By Chaz Lipp
Everyone remembers the 71st Academy Awards, held in 1999 to honor what were supposedly the best films of 1998. Saving Private Ryan was expected to win, but a slight, shallow period piece/romantic comedy called Shakespeare in Love pulled off an upset. Cynics alleged Miramax, the film’s distributor, dug deep in their pockets for a big-budget promotional campaign that assured its win. Is it a fondly remembered film? Probably by some, but generally speaking Shakespeare was a featherweight chick flick that can’t possibly figure too high on many people’s favorite movies list.
What should’ve won? Probably any of the nominees except Shakespeare in Love (and Roberto Benigni’s tasteless Holocaust comedy Life is Beautiful). I’m not a particular fan of Saving Private Ryan, but my point is not that Ryan should’ve won, but that Shakespeare shouldn’t have. There were numerous films in 1998 that deserved recognition in the form of a Best Picture nomination (and were more deserving of the actual award, as well).
Warren Beatty’s audacious, hilarious, bold Bulworth got buried by Fox for some reason (see Peter Bart’s The Gross for an in-depth examination of the summer of ’98 box office). While not a perfect movie, it at least had something to say about politics in America. It presented some interesting ideas, carried by a whopper of a performance by Beatty as the suicidal senator (he was nominated for Best Original Screenplay, at the very least). There was also the scathing ensemble piece Your Friends & Neightbors, written and directed by Neil LaBute. This was a difficult, probing examination of psychological mistreatment among a group of romantically-linked individuals. Infinitely more challenging and confrontational than Shakespeare, with a chilling performance by Jason Patric.

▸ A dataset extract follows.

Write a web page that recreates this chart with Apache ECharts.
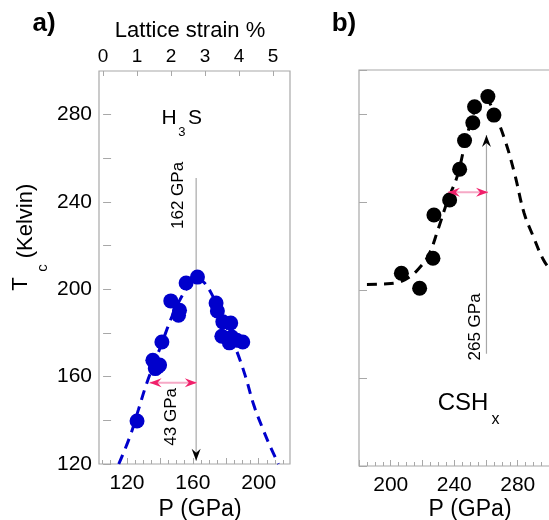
<!DOCTYPE html>
<html>
<head>
<meta charset="utf-8">
<script src="https://cdn.jsdelivr.net/npm/echarts@6/dist/echarts.min.js"></script>
<style>
  html, body { margin: 0; background: #fff; }
  #chart { width: 549px; height: 520px; }
</style>
</head>
<body>
<div id="chart"></div>
<script>
// a) H3S : measured points and dashed guide curve
const h3sP  = [126.1, 135.7, 138.5, 137.2, 139.8, 141.2, 146.6, 151.9, 151.3, 155.9, 162.8, 174.1, 174.9, 178.2, 183.0, 177.6, 183.6, 182.2, 186.7, 190.3]
const h3sTc = [139.7, 167.5, 164.5, 163.7, 165.3, 175.9, 194.7, 190.4, 188.1, 202.9, 205.6, 193.7, 190.1, 185.1, 184.6, 178.5, 178.2, 175.5, 176.7, 175.9]
const h3sFitP  = [115, 122, 127, 132, 137, 142, 147, 152, 157, 162, 167, 172, 177, 182, 187, 192, 197, 202, 207, 212]
const h3sFitTc = [120, 133, 145, 157, 167, 177, 187, 195, 201, 205, 203, 197, 189, 180, 171, 160, 147, 137, 128, 120]

// b) CSHx
const cshP  = [261.2, 265.0, 252.8, 251.7, 246.5, 243.4, 237.1, 227.2, 226.6, 206.7, 218.2]
const cshTc = [287.9, 279.5, 283.3, 276.0, 267.9, 254.9, 240.9, 234.1, 214.4, 207.6, 200.8]
const cshFitP  = [185, 195, 205, 212, 218, 224, 230, 236, 242, 248, 254, 260, 266, 272, 278, 284, 290, 296, 302, 308]
const cshFitTc = [202.5, 202.7, 203.5, 206, 210, 216, 228, 241, 252, 270, 283, 286, 279, 268, 253, 235, 224, 214, 208, 204]

// axes
const strainTicks = [0, 1, 2, 3, 4, 5]
const pLabelsA = [120, 160, 200]
const pMajorA = [120, 140, 160, 180, 200]
const pMinorA = [105, 110, 115, 125, 130, 135, 145, 150, 155, 165, 170, 175, 185, 190, 195, 205, 210, 215]
const pLabelsB = [200, 240, 280]

// annotations: onset pressure, half width
const onsetA = { p: 162, from: 251, to: 121.5 }
const widthA = { from: 133.7, to: 162.4, tc: 157.2 }
const onsetB = { p: 260.3, from: 171, to: 270.5 }
const widthB = { from: 236, to: 261.3, tc: 244.4 }

const FONT = 'Liberation Sans'
const GRAY = '#a8a8a8'
const BLUE = '#0000cc'
const PINK = '#f0206a'

const chart = echarts.init(document.getElementById('chart'), null, { renderer: 'canvas' })

const zip = (xs, ys) => xs.map((x, i) => [x, ys[i]])

function textItems(xi, yi, items) {
  return {
    type: 'scatter', xAxisIndex: xi, yAxisIndex: yi, symbolSize: 0, silent: true, z: 6,
    itemStyle: { color: 'rgba(0,0,0,0)', opacity: 1 },
    data: items.map(t => ({
      value: [t.p, t.tc],
      label: { show: true, position: 'inside', formatter: t.text, rotate: t.rot || 0,
        fontSize: t.size, fontFamily: FONT, color: '#000', opacity: 1, textBorderWidth: 0 }
    }))
  }
}

function onsetSeries(xi, yi, o, up) {
  return [
    { type: 'line', xAxisIndex: xi, yAxisIndex: yi, symbol: 'none', silent: true, z: 1,
      lineStyle: { color: GRAY, width: 1.2 },
      data: [[o.p, o.from], [o.p, o.to]] },
    { type: 'scatter', xAxisIndex: xi, yAxisIndex: yi, silent: true, z: 4,
      symbol: up ? 'path://M0,12L5,0L10,12L5,8Z' : 'path://M0,0L5,12L10,0L5,4Z',
      symbolSize: [9, 12], symbolOffset: [0, up ? 6 : -6],
      itemStyle: { color: '#000', opacity: 1 },
      data: [[o.p, o.to]] }
  ]
}

function widthSeries(xi, yi, w) {
  return [
    { type: 'line', xAxisIndex: xi, yAxisIndex: yi, symbol: 'none', silent: true, z: 3,
      lineStyle: { color: '#f6a9c6', width: 2 },
      data: [[w.from, w.tc], [w.to, w.tc]] },
    { type: 'scatter', xAxisIndex: xi, yAxisIndex: yi, silent: true, z: 4,
      symbol: 'path://M0,5L12,0L8,5L12,10Z', symbolSize: [12, 9], symbolOffset: [6, 0],
      itemStyle: { color: PINK, opacity: 1 }, data: [[w.from, w.tc]] },
    { type: 'scatter', xAxisIndex: xi, yAxisIndex: yi, silent: true, z: 4,
      symbol: 'path://M12,5L0,0L4,5L0,10Z', symbolSize: [12, 9], symbolOffset: [-6, 0],
      itemStyle: { color: PINK, opacity: 1 }, data: [[w.to, w.tc]] }
  ]
}

const tickStyle = { show: true, inside: true, length: 8, lineStyle: { color: GRAY } }
const labelStyle = { color: '#000', fontSize: 21, fontFamily: FONT }

const option = {
  animation: false,
  backgroundColor: '#fff',
  grid: [
    { left: 99, top: 71, width: 191, height: 393, show: true, borderColor: GRAY, borderWidth: 1.2,
      outerBoundsMode: 'none' },
    { left: 359, top: 70, width: 200, height: 396, show: true, borderColor: GRAY, borderWidth: 1.2,
      outerBoundsMode: 'none' }
  ],
  xAxis: [
    { // 0: P, panel a
      type: 'value', gridIndex: 0, position: 'bottom', min: 103, max: 219,
      axisLine: { show: false }, splitLine: { show: false },
      axisTick: { ...tickStyle, length: 6, customValues: pMajorA },
      axisLabel: { ...labelStyle, margin: 9, customValues: pLabelsA }
    },
    { // 1: lattice strain, panel a
      type: 'value', gridIndex: 0, position: 'top', min: -0.12, max: 5.5,
      axisLine: { show: false }, splitLine: { show: false },
      axisTick: { ...tickStyle, length: 5, customValues: strainTicks },
      axisLabel: { ...labelStyle, fontSize: 19, margin: 5, customValues: strainTicks }
    },
    { // 2: P, panel b
      type: 'value', gridIndex: 1, position: 'bottom', min: 180, max: 306, interval: 20,
      axisLine: { show: false }, splitLine: { show: false },
      axisTick: { ...tickStyle, length: 6 },
      minorTick: { show: true, splitNumber: 4, length: 4, lineStyle: { color: GRAY } },
      axisLabel: { ...labelStyle, margin: 9, customValues: pLabelsB }
    },
    { // 3: minor ticks, panel a
      type: 'value', gridIndex: 0, position: 'bottom', min: 103, max: 219,
      axisLine: { show: false }, splitLine: { show: false },
      axisTick: { ...tickStyle, length: 4, customValues: pMinorA },
      axisLabel: { show: false }
    }
  ],
  yAxis: [
    {
      type: 'value', gridIndex: 0, min: 120, max: 300, interval: 20,
      axisLine: { show: false }, splitLine: { show: false },
      axisTick: tickStyle,
      axisLabel: { ...labelStyle, margin: 7, showMaxLabel: false,
        formatter: v => (v % 40 === 0 && v < 300) ? String(v) : '' }
    },
    {
      type: 'value', gridIndex: 1, min: 120, max: 300, interval: 40,
      axisLine: { show: false }, splitLine: { show: false },
      axisTick: tickStyle,
      axisLabel: { show: false }
    }
  ],
  series: [
    ...onsetSeries(0, 0, onsetA, false),
    ...widthSeries(0, 0, widthA),
    {
      type: 'line', xAxisIndex: 0, yAxisIndex: 0, smooth: 0.4, showSymbol: false, silent: true, z: 2,
      lineStyle: { color: BLUE, width: 3, type: [10, 7] },
      data: zip(h3sFitP, h3sFitTc)
    },
    {
      type: 'scatter', xAxisIndex: 0, yAxisIndex: 0, symbolSize: 15, z: 3,
      itemStyle: { color: BLUE, opacity: 1 },
      data: zip(h3sP, h3sTc)
    },
    textItems(0, 0, [
      { text: 'H', p: 145.5, tc: 278.2, size: 21 },
      { text: '3', p: 153.4, tc: 271.8, size: 13 },
      { text: 'S', p: 161.3, tc: 278.2, size: 21 },
      { text: '162 GPa', p: 151, tc: 243, rot: 90, size: 17 },
      { text: '43 GPa', p: 146.7, tc: 141.6, rot: 90, size: 17 }
    ]),

    ...onsetSeries(2, 1, onsetB, true),
    ...widthSeries(2, 1, widthB),
    {
      type: 'line', xAxisIndex: 2, yAxisIndex: 1, smooth: 0.4, showSymbol: false, silent: true, z: 2,
      lineStyle: { color: '#000', width: 3, type: [10, 7] },
      data: zip(cshFitP, cshFitTc)
    },
    {
      type: 'scatter', xAxisIndex: 2, yAxisIndex: 1, symbolSize: 15, z: 3,
      itemStyle: { color: '#000', opacity: 1 },
      data: zip(cshP, cshTc)
    },
    textItems(2, 1, [
      { text: '265 GPa', p: 253, tc: 183.2, rot: 90, size: 17 },
      { text: 'CSH', p: 245.5, tc: 148.6, size: 24 },
      { text: 'x', p: 266, tc: 141, size: 16 }
    ])
  ],
  graphic: [
    { type: 'text', x: 44, y: 24, style: { text: 'a)', font: 'bold 26px "Liberation Sans"', fill: '#000', align: 'center', verticalAlign: 'middle' } },
    { type: 'text', x: 344, y: 24, style: { text: 'b)', font: 'bold 26px "Liberation Sans"', fill: '#000', align: 'center', verticalAlign: 'middle' } },
    { type: 'text', x: 190, y: 31, style: { text: 'Lattice strain %', font: '22px "Liberation Sans"', fill: '#000', align: 'center', verticalAlign: 'middle' } },
    { type: 'text', x: 200, y: 510, style: { text: 'P (GPa)', font: '23px "Liberation Sans"', fill: '#000', align: 'center', verticalAlign: 'middle' } },
    { type: 'text', x: 470, y: 510, style: { text: 'P (GPa)', font: '23px "Liberation Sans"', fill: '#000', align: 'center', verticalAlign: 'middle' } },
    { type: 'text', x: 21, y: 284, rotation: Math.PI / 2, style: { text: 'T', font: '22px "Liberation Sans"', fill: '#000', align: 'center', verticalAlign: 'middle' } },
    { type: 'text', x: 43, y: 268, rotation: Math.PI / 2, style: { text: 'c', font: '15px "Liberation Sans"', fill: '#000', align: 'center', verticalAlign: 'middle' } },
    { type: 'text', x: 26, y: 221, rotation: Math.PI / 2, style: { text: '(Kelvin)', font: '22px "Liberation Sans"', fill: '#000', align: 'center', verticalAlign: 'middle' } }
  ]
}

chart.setOption(option)
</script>
</body>
</html>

But my choice for the most overlooked film of 1998: Spike Lee’s He Got Game, not only one of the greatest sports dramas of all time, but also a first-rate father-son drama. Lee celebrates the sport of basketball by creating something of an ambiguously surreal fantasy (the boldly creative ending puzzled some, but moved others). Watch closely near the very end for a visual reference to Wim Wenders’ Wings of Desire, a dead giveaway that Lee didn’t intend for everything in this film to be taken literally. Denzel Washington as Jake Shuttlesworth creates what is simply he least appreciated performance of his career. Lee also manages to get one of the best performances from an athlete/non-actor in Ray Allen as Jake’s son, the college basketball phenom Jesus.
Complex, thought-provoking, and very deeply felt (not to mention featuring the breakout performance of Rosario Dawson and a great hip hop song-score by Public Enemy), He Got Game was one of the very best films of 1998. Sadly, the Academy has never been kind to Spike Lee (an admittedly polarizing filmmaker if there ever was one) and the film never stood a chance for serious consideration.